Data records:
┏━━
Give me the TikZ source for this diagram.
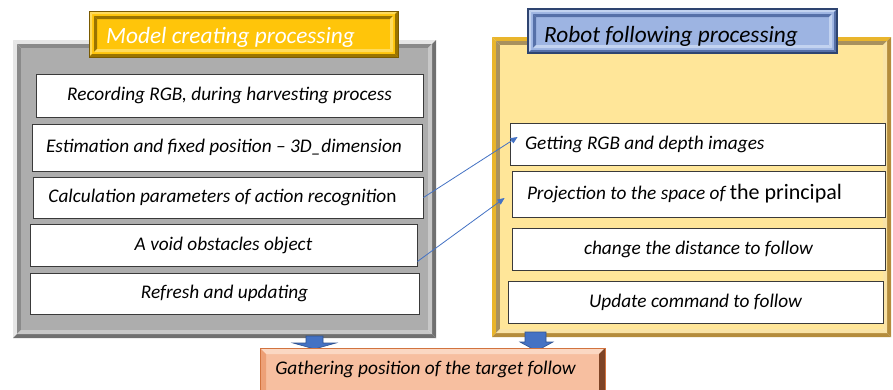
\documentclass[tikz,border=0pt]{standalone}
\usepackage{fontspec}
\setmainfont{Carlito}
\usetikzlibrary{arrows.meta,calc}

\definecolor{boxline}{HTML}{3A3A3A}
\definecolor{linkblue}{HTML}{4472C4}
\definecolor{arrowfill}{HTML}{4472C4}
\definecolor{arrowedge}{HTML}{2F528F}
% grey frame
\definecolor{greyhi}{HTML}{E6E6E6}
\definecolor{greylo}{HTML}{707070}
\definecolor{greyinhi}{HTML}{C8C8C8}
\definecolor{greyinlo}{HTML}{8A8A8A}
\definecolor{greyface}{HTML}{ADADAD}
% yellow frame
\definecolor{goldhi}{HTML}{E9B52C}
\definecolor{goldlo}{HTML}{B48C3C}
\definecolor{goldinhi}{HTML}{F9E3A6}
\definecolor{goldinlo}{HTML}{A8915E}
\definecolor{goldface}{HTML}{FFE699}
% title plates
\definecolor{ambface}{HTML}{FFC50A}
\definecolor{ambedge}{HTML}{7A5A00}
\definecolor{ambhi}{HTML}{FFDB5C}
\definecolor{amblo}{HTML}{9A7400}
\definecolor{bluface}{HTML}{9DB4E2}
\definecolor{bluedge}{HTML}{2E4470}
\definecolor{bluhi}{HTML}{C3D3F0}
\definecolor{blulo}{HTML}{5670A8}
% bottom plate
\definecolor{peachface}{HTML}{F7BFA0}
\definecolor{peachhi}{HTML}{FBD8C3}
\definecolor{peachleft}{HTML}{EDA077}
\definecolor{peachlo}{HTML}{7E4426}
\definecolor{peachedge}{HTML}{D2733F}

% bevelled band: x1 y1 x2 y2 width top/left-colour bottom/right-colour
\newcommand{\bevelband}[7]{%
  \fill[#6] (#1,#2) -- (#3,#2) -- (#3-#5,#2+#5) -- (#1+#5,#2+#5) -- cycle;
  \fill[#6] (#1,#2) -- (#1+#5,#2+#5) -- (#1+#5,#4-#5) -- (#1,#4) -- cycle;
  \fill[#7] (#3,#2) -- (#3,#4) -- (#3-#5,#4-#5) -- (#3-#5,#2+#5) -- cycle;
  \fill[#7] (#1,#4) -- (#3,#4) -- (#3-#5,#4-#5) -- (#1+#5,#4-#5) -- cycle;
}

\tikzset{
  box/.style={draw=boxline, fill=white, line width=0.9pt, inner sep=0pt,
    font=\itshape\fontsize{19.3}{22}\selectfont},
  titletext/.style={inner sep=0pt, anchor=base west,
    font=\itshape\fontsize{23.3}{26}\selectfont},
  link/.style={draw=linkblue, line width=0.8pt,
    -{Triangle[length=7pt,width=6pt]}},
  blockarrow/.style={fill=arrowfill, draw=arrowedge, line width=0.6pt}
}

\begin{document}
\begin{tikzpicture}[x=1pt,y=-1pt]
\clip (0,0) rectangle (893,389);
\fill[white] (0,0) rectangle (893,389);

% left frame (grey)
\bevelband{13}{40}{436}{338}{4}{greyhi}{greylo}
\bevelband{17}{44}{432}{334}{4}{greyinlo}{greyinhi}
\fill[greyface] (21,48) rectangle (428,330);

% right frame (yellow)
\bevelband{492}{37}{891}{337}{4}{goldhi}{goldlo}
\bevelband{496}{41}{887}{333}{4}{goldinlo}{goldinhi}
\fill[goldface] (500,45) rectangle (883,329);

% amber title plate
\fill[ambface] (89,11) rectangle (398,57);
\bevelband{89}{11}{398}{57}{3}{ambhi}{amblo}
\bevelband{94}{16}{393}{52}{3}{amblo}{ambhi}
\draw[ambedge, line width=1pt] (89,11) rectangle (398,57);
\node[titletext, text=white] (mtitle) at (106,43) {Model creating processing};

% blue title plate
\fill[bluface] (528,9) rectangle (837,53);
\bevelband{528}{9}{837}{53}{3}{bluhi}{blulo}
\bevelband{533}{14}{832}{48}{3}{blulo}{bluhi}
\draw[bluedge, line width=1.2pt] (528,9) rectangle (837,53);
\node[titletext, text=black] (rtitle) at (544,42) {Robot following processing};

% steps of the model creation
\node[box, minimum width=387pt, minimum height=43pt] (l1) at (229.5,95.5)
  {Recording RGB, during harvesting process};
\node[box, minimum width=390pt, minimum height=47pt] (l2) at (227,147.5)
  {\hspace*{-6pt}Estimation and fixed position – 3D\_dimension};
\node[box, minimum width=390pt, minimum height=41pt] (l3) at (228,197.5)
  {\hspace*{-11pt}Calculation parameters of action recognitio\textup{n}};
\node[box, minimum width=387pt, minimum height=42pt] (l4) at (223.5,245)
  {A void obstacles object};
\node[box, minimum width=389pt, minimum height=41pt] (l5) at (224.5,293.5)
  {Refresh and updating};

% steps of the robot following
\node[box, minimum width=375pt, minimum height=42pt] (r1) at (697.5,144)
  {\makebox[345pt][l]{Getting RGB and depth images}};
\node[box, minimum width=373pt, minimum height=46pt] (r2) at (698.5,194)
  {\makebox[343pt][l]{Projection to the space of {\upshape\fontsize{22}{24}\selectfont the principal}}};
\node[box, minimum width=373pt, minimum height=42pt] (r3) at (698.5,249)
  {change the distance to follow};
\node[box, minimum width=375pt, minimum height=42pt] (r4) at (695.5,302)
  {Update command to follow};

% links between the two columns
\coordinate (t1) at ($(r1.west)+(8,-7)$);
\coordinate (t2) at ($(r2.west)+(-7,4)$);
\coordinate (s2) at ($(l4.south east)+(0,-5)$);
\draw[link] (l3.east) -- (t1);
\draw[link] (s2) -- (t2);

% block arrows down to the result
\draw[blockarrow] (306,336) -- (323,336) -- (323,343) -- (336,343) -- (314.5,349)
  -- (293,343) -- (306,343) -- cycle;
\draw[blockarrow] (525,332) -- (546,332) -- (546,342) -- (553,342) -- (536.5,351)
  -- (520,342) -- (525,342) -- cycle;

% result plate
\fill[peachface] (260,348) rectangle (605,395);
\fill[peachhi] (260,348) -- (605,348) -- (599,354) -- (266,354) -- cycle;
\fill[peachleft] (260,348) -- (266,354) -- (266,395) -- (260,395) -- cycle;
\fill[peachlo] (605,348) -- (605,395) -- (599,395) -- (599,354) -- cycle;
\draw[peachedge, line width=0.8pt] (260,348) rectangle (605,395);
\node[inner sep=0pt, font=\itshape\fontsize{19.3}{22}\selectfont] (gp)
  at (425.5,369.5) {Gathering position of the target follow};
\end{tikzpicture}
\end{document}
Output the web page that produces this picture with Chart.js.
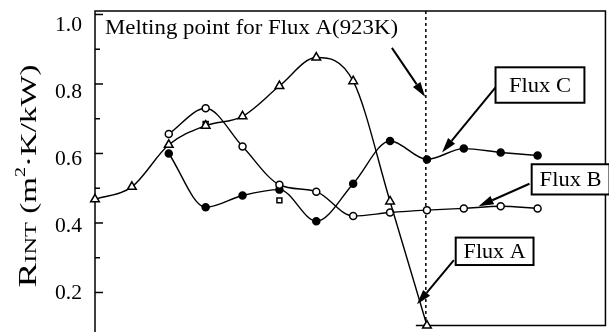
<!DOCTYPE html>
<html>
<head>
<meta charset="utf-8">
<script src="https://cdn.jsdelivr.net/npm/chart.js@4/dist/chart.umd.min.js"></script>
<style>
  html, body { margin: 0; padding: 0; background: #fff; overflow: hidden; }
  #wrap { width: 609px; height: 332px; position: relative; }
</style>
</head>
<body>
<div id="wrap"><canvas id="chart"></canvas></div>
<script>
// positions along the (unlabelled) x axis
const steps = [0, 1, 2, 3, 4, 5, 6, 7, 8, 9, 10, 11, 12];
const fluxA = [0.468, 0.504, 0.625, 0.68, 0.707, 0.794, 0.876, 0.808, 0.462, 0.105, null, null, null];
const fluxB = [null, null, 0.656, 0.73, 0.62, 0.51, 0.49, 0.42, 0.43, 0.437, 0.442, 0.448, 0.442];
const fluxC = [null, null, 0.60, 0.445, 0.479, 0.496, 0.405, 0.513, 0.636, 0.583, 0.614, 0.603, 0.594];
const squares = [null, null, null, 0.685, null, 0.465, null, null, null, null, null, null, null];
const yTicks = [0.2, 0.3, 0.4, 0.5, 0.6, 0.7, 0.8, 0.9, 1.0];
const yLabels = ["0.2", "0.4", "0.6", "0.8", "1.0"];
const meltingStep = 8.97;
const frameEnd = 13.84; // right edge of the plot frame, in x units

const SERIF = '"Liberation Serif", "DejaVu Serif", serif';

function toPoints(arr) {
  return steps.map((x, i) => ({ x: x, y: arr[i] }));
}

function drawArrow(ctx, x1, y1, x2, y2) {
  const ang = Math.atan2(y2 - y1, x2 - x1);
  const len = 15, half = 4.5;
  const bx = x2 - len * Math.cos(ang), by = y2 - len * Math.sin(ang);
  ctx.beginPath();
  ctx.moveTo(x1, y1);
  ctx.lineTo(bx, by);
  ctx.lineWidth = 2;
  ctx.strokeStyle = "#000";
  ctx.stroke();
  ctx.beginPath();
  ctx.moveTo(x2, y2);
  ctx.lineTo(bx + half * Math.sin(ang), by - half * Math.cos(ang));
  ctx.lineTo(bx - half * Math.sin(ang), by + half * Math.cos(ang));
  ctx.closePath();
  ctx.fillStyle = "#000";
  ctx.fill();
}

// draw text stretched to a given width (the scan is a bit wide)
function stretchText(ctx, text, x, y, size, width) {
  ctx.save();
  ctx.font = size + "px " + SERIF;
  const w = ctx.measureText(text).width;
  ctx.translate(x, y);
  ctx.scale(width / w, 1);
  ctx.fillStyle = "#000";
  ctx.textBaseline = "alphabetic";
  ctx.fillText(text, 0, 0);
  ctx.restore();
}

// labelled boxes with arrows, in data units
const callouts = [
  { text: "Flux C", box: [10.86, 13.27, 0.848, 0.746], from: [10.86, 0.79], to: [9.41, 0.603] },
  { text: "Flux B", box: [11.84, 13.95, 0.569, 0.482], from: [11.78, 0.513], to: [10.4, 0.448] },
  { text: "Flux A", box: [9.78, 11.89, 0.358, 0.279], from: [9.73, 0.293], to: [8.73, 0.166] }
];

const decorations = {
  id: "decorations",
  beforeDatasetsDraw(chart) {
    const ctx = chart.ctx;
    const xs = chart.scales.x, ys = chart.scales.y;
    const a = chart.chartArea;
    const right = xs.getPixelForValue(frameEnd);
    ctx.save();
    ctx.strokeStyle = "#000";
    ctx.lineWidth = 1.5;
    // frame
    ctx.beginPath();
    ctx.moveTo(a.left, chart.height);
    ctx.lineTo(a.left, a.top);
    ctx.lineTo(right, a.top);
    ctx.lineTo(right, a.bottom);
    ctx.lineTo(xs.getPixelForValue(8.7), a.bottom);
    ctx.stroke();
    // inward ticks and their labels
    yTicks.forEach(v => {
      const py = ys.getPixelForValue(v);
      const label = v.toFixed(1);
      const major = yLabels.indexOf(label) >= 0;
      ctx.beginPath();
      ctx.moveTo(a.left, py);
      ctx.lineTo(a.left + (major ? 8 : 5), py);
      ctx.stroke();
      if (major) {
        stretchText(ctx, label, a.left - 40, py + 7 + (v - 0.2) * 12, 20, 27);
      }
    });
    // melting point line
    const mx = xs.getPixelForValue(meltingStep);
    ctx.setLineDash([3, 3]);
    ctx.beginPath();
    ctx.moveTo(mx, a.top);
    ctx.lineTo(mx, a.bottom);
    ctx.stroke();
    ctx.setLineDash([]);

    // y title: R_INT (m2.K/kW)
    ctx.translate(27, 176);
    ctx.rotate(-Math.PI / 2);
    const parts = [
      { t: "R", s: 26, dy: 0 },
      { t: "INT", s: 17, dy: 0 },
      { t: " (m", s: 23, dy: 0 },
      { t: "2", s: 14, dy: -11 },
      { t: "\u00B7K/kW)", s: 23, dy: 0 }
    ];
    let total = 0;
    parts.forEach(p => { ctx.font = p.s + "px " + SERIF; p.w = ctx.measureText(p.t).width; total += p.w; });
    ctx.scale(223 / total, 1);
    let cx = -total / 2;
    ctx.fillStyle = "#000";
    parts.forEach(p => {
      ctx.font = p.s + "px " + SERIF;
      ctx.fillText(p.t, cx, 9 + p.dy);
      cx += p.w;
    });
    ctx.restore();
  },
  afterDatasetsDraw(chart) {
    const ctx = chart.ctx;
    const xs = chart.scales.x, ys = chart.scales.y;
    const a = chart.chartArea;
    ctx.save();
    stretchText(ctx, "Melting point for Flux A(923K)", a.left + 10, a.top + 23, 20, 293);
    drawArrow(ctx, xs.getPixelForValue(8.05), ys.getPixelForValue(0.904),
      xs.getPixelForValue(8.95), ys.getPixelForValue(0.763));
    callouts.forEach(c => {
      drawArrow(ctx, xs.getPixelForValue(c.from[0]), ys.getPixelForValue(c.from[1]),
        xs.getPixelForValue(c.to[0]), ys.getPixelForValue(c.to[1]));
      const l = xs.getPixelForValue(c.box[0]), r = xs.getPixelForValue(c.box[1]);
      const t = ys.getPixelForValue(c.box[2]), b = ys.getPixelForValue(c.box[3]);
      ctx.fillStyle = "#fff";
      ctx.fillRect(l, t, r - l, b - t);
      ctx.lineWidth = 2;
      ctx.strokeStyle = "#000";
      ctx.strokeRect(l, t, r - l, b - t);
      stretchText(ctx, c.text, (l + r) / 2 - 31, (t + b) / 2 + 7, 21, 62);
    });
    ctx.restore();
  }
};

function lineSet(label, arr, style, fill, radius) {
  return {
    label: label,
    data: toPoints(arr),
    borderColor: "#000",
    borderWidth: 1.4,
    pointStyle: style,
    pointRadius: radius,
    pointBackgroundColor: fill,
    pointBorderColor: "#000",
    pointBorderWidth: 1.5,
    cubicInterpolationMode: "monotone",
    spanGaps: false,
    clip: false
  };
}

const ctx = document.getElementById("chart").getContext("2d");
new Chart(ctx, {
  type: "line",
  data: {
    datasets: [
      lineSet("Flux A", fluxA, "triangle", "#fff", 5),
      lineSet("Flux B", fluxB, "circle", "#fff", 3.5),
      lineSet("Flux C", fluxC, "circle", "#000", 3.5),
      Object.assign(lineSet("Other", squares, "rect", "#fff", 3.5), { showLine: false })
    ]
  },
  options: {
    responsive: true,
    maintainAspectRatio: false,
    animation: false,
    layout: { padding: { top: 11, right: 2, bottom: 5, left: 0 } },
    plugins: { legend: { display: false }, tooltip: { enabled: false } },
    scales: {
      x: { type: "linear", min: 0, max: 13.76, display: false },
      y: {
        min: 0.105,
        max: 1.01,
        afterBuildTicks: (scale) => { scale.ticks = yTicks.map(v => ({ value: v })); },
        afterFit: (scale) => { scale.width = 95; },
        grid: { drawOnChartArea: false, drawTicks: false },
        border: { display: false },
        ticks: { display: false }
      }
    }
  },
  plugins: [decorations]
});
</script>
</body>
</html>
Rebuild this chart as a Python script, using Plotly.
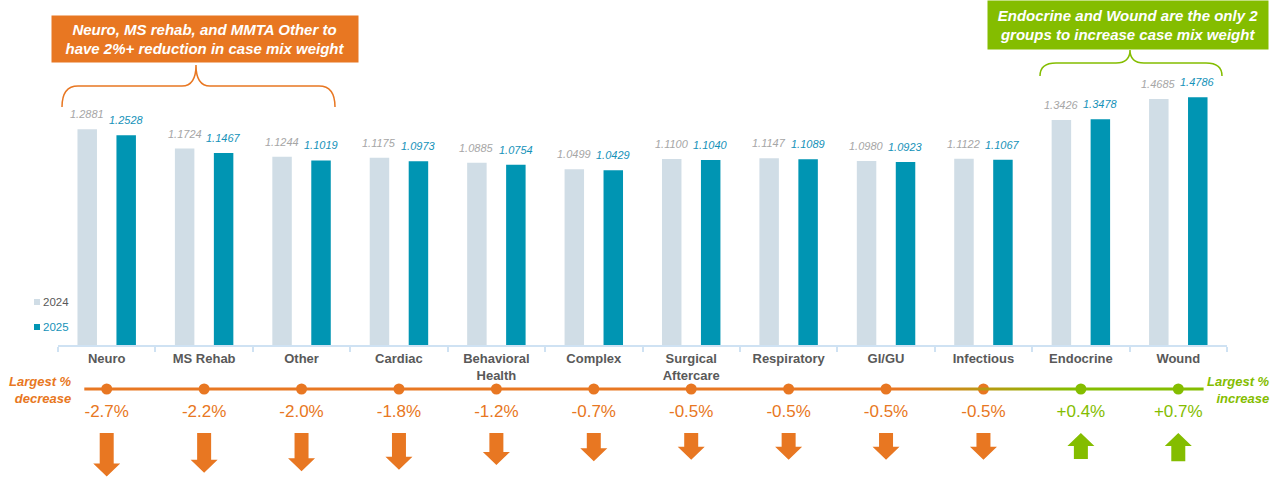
┗━━
§ Aim of the exercise
Look through the data above. Find each line with the string "script" and copy it.

§ Written answer
<script src="https://cdn.jsdelivr.net/npm/chart.js@4/dist/chart.umd.min.js"></script>
<script>
</script>
Rebuild this chart as a Python script, using Plotly.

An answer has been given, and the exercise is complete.